TO BE DONE >> Without the pictures, extract every line from the start of the material to the line containing "from matplotlib.ticker import MultipleLocator", both ends included.

Figure scripts >>
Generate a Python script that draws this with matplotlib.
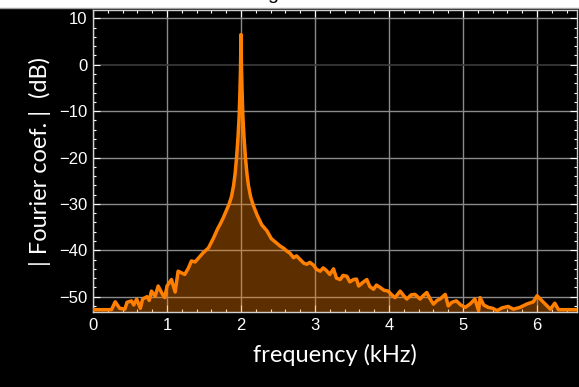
import numpy as np
import matplotlib
matplotlib.use("Agg")
import matplotlib.pyplot as plt
from matplotlib.patches import Rectangle
from matplotlib.ticker import MultipleLocator

# spectrum (kHz, dB)
freq_khz = [0.00, 0.25, 0.30, 0.36, 0.43, 0.46, 0.52, 0.55, 0.59, 0.64,
            0.67, 0.73, 0.76, 0.79, 0.84, 0.88, 0.94, 0.97, 1.00, 1.06,
            1.11, 1.15, 1.24, 1.29, 1.33, 1.38, 1.49, 1.56, 1.63, 1.68,
            1.72, 1.76, 1.80, 1.84, 1.87, 1.90, 1.92, 1.94, 1.96, 1.975,
            1.985, 1.993, 2.000, 2.007, 2.015, 2.025, 2.04, 2.06, 2.08, 2.10,
            2.13, 2.17, 2.22, 2.28, 2.35, 2.41, 2.47, 2.53, 2.58, 2.62,
            2.66, 2.71, 2.75, 2.80, 2.85, 2.89, 2.93, 2.98, 3.02, 3.07,
            3.11, 3.15, 3.20, 3.25, 3.29, 3.34, 3.38, 3.43, 3.47, 3.52,
            3.56, 3.59, 3.64, 3.70, 3.74, 3.79, 3.83, 3.88, 3.93, 3.99,
            4.03, 4.08, 4.15, 4.20, 4.24, 4.30, 4.35, 4.42, 4.46, 4.51,
            4.56, 4.60, 4.65, 4.69, 4.76, 4.80, 4.85, 4.91, 4.97, 5.03,
            5.10, 5.16, 5.21, 5.23, 5.28, 5.34, 5.40, 5.46, 5.53, 5.61,
            5.68, 5.77, 5.86, 5.95, 6.00, 6.18, 6.24, 6.29, 6.40, 6.55]
coef_db = [-52.8, -52.8, -51.1, -52.5, -52.7, -51.2, -50.9, -51.8, -50.5, -52.5,
           -50.5, -50.0, -50.8, -48.8, -49.9, -47.7, -49.5, -50.2, -47.7, -46.3,
           -49.0, -44.5, -45.2, -43.8, -42.3, -42.5, -40.5, -39.5, -37.3, -35.5,
           -34.3, -33.0, -31.5, -30.0, -28.5, -26.0, -23.5, -20.0, -15.5, -11.0,
           -6.0, -1.0, 6.5, -1.0, -6.0, -11.0, -15.5, -20.0, -23.5, -26.0,
           -28.5, -30.5, -32.5, -34.5, -35.8, -37.5, -38.3, -39.1, -39.6, -40.2,
           -40.6, -41.6, -41.2, -42.0, -42.8, -43.0, -42.6, -43.2, -44.1, -44.5,
           -43.8, -44.3, -45.2, -44.0, -46.0, -46.3, -45.4, -45.6, -46.8, -46.3,
           -46.2, -47.7, -47.0, -46.3, -47.8, -48.4, -47.5, -48.0, -48.6, -48.8,
           -49.5, -50.2, -48.8, -49.8, -50.5, -49.6, -49.5, -50.5, -49.8, -49.1,
           -50.6, -51.6, -50.8, -50.5, -49.5, -52.0, -51.2, -50.9, -51.8, -52.3,
           -51.5, -50.5, -53.0, -50.2, -51.8, -52.3, -52.5, -53.0, -52.4, -52.1,
           -52.7, -52.3, -51.6, -51.1, -49.8, -52.7, -51.4, -52.8, -52.8, -52.8]

x_ticks = [0, 1, 2, 3, 4, 5, 6]
y_ticks = [-50, -40, -30, -20, -10, 0, 10]
x_lim = (0, 6.54)
y_lim = (-53.3, 11.8)

orange = "#ff8000"

fig = plt.figure(figsize=(5.79, 3.87), dpi=100, facecolor="black")
# white strip at the very top
fig.patches.append(Rectangle((0, 1 - 8/387), 1, 8/387, transform=fig.transFigure,
                             facecolor="white", edgecolor="none", zorder=0))
fig.add_artist(plt.Line2D([0, 1], [1 - 8/387, 1 - 8/387], transform=fig.transFigure,
                          color="#a0a0a0", lw=1))
fig.text(273/579, 1 + 1/387, "g", ha="center", va="baseline", fontsize=14,
         color="black", family="Liberation Sans")

ax = fig.add_axes([93/579, 75/387, 484/579, 302/387])
ax.set_facecolor("black")

ax.fill_between(freq_khz, coef_db, y_lim[0], color=orange, alpha=0.37,
                lw=0, zorder=2)
ax.plot(freq_khz, coef_db, color=orange, lw=2.5, zorder=3)

ax.set_xlim(*x_lim)
ax.set_ylim(*y_lim)
ax.set_xticks(x_ticks)
ax.set_yticks(y_ticks)
ax.xaxis.set_minor_locator(MultipleLocator(0.2))
ax.yaxis.set_minor_locator(MultipleLocator(2))

for xv in x_ticks:
    ax.axvline(xv, color="#8a8a8a", lw=1, zorder=1)
for yv in y_ticks:
    ax.axhline(yv, color="#3a3a3a" if yv == 0 else "#8a8a8a", lw=1.2 if yv == 0 else 1,
               zorder=1)

ax.tick_params(which="both", direction="in", top=True, right=True, colors="white",
               labelcolor="white", labelsize=12, width=0.8)
ax.tick_params(which="major", length=5, pad=4)
ax.tick_params(which="minor", length=2.5)
for lab in ax.get_xticklabels() + ax.get_yticklabels():
    lab.set_family("Liberation Sans")
for sp in ax.spines.values():
    sp.set_color("#d0d0d0")
    sp.set_linewidth(1)

ax.set_xlabel("frequency (kHz)", color="white", fontsize=17, family="Lato", labelpad=8)
ax.set_ylabel("| Fourier coef. |  (dB)", color="white", fontsize=17, family="Lato",
              labelpad=6)

fig.savefig("out.png", dpi=100, facecolor="black")
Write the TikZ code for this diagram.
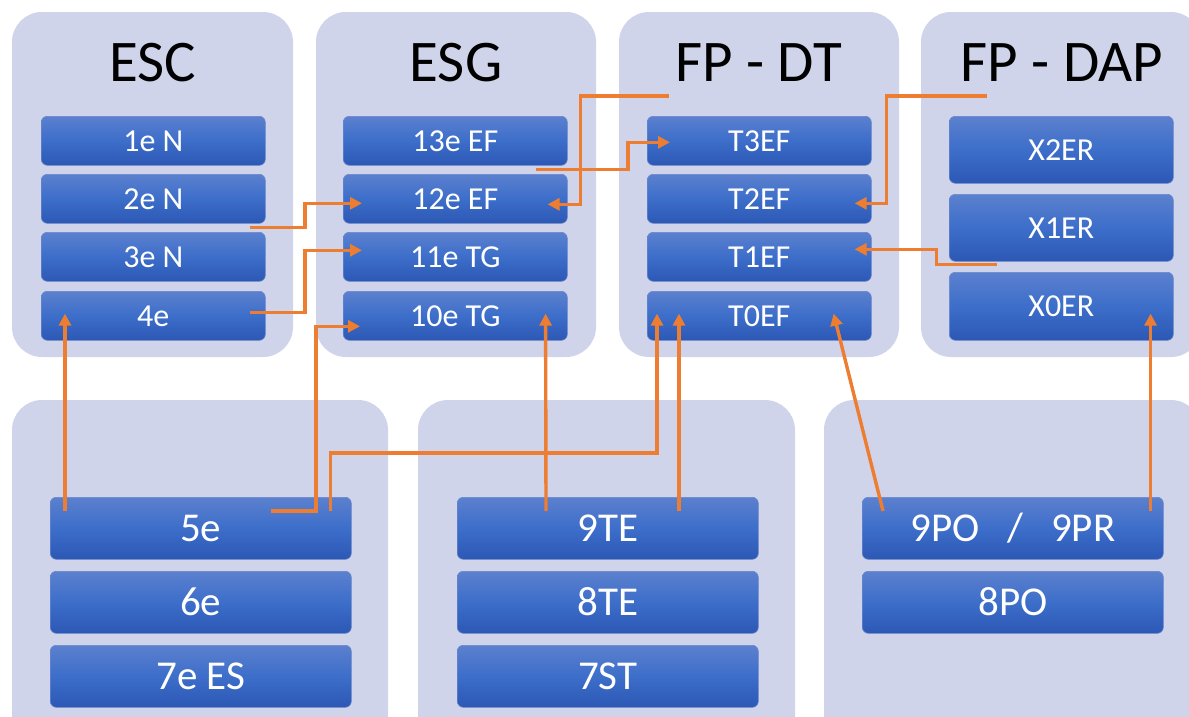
\documentclass[tikz,border=0pt]{standalone}
\usepackage{fontspec}
\setmainfont{Carlito}
\usetikzlibrary{calc,arrows.meta}

\definecolor{panelfill}{RGB}{208,212,234}
\definecolor{boxtop}{RGB}{92,128,206}
\definecolor{boxmid}{RGB}{60,110,202}
\definecolor{boxbot}{RGB}{44,88,180}
\definecolor{boxedge}{RGB}{105,135,205}
\definecolor{link}{RGB}{237,125,49}

\tikzset{
  panel/.style={fill=panelfill, rounded corners=30pt},
  title/.style={anchor=base, text=black, inner sep=0pt,
    font=\fontsize{59}{66}\selectfont},
  stepbox/.style={anchor=north west, rounded corners=6pt, inner sep=0pt,
    top color=boxtop, bottom color=boxbot, middle color=boxmid,
    draw=boxedge, line width=0.6pt, text=white,
    minimum width=224pt, minimum height=49pt,
    font=\fontsize{32}{38}\selectfont, text height=21pt, text depth=0pt},
  bigbox/.style={stepbox, minimum width=301pt, minimum height=62pt,
    font=\fontsize{41}{48}\selectfont, text height=26.5pt},
  dapbox/.style={stepbox, minimum height=67pt},
  conn/.style={draw=link, line width=3.4pt,
    -{Triangle[length=12pt,width=12pt]}},
}

\begin{document}
\begin{tikzpicture}[x=1pt,y=-1pt]
\useasboundingbox (0,0) rectangle (1189,716);
\clip (0,0) rectangle (1189,716);

% column panels
\fill[panel] (12,12) rectangle (293,357);
\fill[panel] (316,12) rectangle (596,357);
\fill[panel] (619,12) rectangle (899,357);
\fill[panel] (921,12) rectangle (1201,357);
\fill[panel] (12,400) rectangle (388,760);
\fill[panel] (418,400) rectangle (795,760);
\fill[panel] (824,400) rectangle (1201,760);

% column titles
\node[title] (tESC) at (152.5,81) {ESC};
\node[title] (tESG) at (456,81) {ESG};
\node[title] (tFPDT) at (759,81) {FP - DT};
\node[title] (tFPDAP) at (1062,81) {FP - DAP};

% ESC
\node[stepbox] (e1) at (41,116) {1e N};
\node[stepbox] (e2) at (41,174) {2e N};
\node[stepbox] (e3) at (41,232) {3e N};
\node[stepbox] (e4) at (41,291) {4e};

% ESG
\node[stepbox] (g13) at (343,116) {13e EF};
\node[stepbox] (g12) at (343,174) {12e EF};
\node[stepbox] (g11) at (343,232) {11e TG};
\node[stepbox] (g10) at (343,291) {10e TG};

% FP - DT
\node[stepbox] (t3) at (647,116) {T3EF};
\node[stepbox] (t2) at (647,174) {T2EF};
\node[stepbox] (t1) at (647,232) {T1EF};
\node[stepbox] (t0) at (647,291) {T0EF};

% FP - DAP
\node[dapbox] (x2) at (949,116) {X2ER};
\node[dapbox] (x1) at (949,194) {X1ER};
\node[dapbox, minimum height=68pt] (x0) at (949,272) {X0ER};

% lower panels
\node[bigbox] (b5) at (50,497) {5e};
\node[bigbox] (b6) at (50,571) {6e};
\node[bigbox] (b7) at (50,645) {7e ES};
\node[bigbox] (s9) at (457,497) {9TE};
\node[bigbox] (s8) at (457,571) {8TE};
\node[bigbox] (s7) at (457,645) {7ST};
\node[bigbox] (p9) at (862,497) {9PO\hspace{28pt}/\hspace{28pt}9PR};
\node[bigbox] (p8) at (862,571) {8PO};

% connectors
\draw[conn] ($(e2.south east)+(-16,4)$) -| ($(g12.west)+(-38,4.5)$) -- ($(g12.west)+(19,4.5)$);
\draw[conn] ($(e4.east)+(-16,-3.5)$) -| ($(g11.west)+(-38,-6.5)$) -- ($(g11.west)+(19,-6.5)$);
\draw[conn] ($(b5.north east)+(-81,14)$) -| ($(g10.west)+(-27,10.5)$) -- ($(g10.west)+(17,10.5)$);
\draw[conn] ($(b5.north east)+(-21,14)$) -- ++(0,-58) -| ($(t0.south west)+(10,-27)$);
\draw[conn] ($(b5.north west)+(15,14)$) -- ($(e4.south west)+(24,-27)$);
\draw[conn] ($(s9.north west)+(89,14)$) -- ($(g10.south east)+(-22,-27)$);
\draw[conn] ($(s9.north west)+(222,14)$) -- ($(t0.south west)+(32,-27)$);
\draw[conn] ($(p9.north west)+(21,14)$) -- ($(t0.south east)+(-38,-27)$);
\draw[conn] ($(p9.north east)+(-13,14)$) -- ($(x0.south east)+(-23,-27)$);
\draw[conn] ($(x1.south west)+(48,3)$) -| ($(t1.east)+(65,-7.5)$) -- ($(t1.east)+(-17,-7.5)$);
\draw[conn] ($(x2.north west)+(38,-20)$) -| ($(t2.east)+(15,4.5)$) -- ($(t2.east)+(-17,4.5)$);
\draw[conn] ($(t3.north west)+(22,-20)$) -| ($(g12.east)+(13,5.5)$) -- ($(g12.east)+(-20,5.5)$);
\draw[conn] ($(g13.south east)+(-32,4)$) -| ($(t3.west)+(-19,1.5)$) -- ($(t3.west)+(23,1.5)$);
\end{tikzpicture}
\end{document}
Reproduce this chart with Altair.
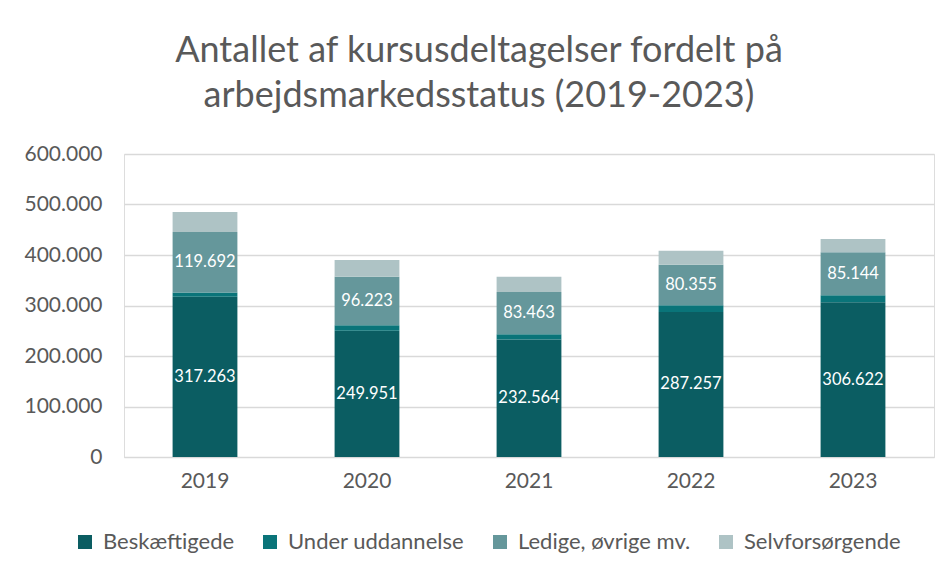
import altair as alt
import pandas as pd

years = ["2019", "2020", "2021", "2022", "2023"]
series = ["Beskæftigede", "Under uddannelse", "Ledige, øvrige mv.", "Selvforsørgende"]
beskaeftigede = [317263, 249951, 232564, 287257, 306622]
under_uddannelse = [8500, 10800, 10700, 13200, 13500]
ledige = [119692, 96223, 83463, 80355, 85144]
selvforsorgende = [39500, 33000, 30300, 27700, 26400]
labelled = ["Beskæftigede", "Ledige, øvrige mv."]
colors = ["#0B5D62", "#0A7479", "#65979B", "#AEC3C5"]

rows = []
for s_i, (name, vals) in enumerate(zip(series, [beskaeftigede, under_uddannelse, ledige, selvforsorgende])):
    for y, v in zip(years, vals):
        rows.append({"year": y, "series": name, "value": v, "idx": s_i,
                     "label": f"{v:,}".replace(",", ".") if name in labelled else ""})
df = pd.DataFrame(rows)

FONT = "Lato"
GREY = "#595959"

base = alt.Chart(df).transform_stack(
    stack="value", groupby=["year"], as_=["y0", "y1"], sort=[alt.SortField("idx", order="ascending")]
).transform_calculate(mid="(datum.y0 + datum.y1) / 2")

x_enc = alt.X("year:N", title=None, sort=years,
              scale=alt.Scale(paddingInner=0.6, paddingOuter=0.3),
              axis=alt.Axis(labelAngle=0, labelFontSize=21, labelColor=GREY, labelFont=FONT,
                            domain=True, domainColor="#D9D9D9", ticks=False, labelPadding=13))

bars = base.mark_bar().encode(
    x=x_enc,
    y=alt.Y("y0:Q", title=None, scale=alt.Scale(domain=[0, 600000]),
            axis=alt.Axis(values=[0, 100000, 200000, 300000, 400000, 500000, 600000],
                          labelExpr="replace(format(datum.value, ','), ',', '.')",
                          labelFontSize=21, labelColor=GREY, labelFont=FONT, labelPadding=22,
                          domain=False, ticks=False, gridColor="#D9D9D9", gridWidth=1.5)),
    y2="y1:Q",
    color=alt.Color("series:N", sort=series,
                    scale=alt.Scale(domain=series, range=colors),
                    legend=alt.Legend(title=None, orient="none", direction="horizontal",
                                      legendX=-50, legendY=377, symbolType="square",
                                      symbolSize=196, symbolStrokeWidth=0, labelFontSize=22,
                                      labelColor=GREY, labelFont=FONT, columnPadding=24,
                                      labelOffset=7, labelLimit=400)),
    order=alt.Order("idx:Q"),
)

text = base.transform_filter("datum.label != ''").mark_text(
    color="white", fontSize=16.5, font=FONT
).encode(
    x=alt.X("year:N", sort=years),
    y=alt.Y("mid:Q"),
    text="label:N",
)

chart = alt.layer(bars, text).properties(
    width=810, height=303,
    title=alt.TitleParams(["Antallet af kursusdeltagelser fordelt på", "arbejdsmarkedsstatus (2019-2023)"],
                          fontSize=36, font=FONT, color=GREY, fontWeight="normal",
                          anchor="middle", frame="bounds", lineHeight=45, offset=28),
    autosize=alt.AutoSizeParams(type="none"),
    padding={"left": 116, "top": 146, "right": 10, "bottom": 111},
).configure_view(stroke=None).configure(background="white")

chart.save("out.html", embed_options={"renderer": "svg", "actions": False})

EXERCISE OUTPUT >>
Generate a Python script that draws this with matplotlib.
import numpy as np
import matplotlib
matplotlib.use("Agg")
import matplotlib.pyplot as plt
from matplotlib.patches import Rectangle
from matplotlib.ticker import MultipleLocator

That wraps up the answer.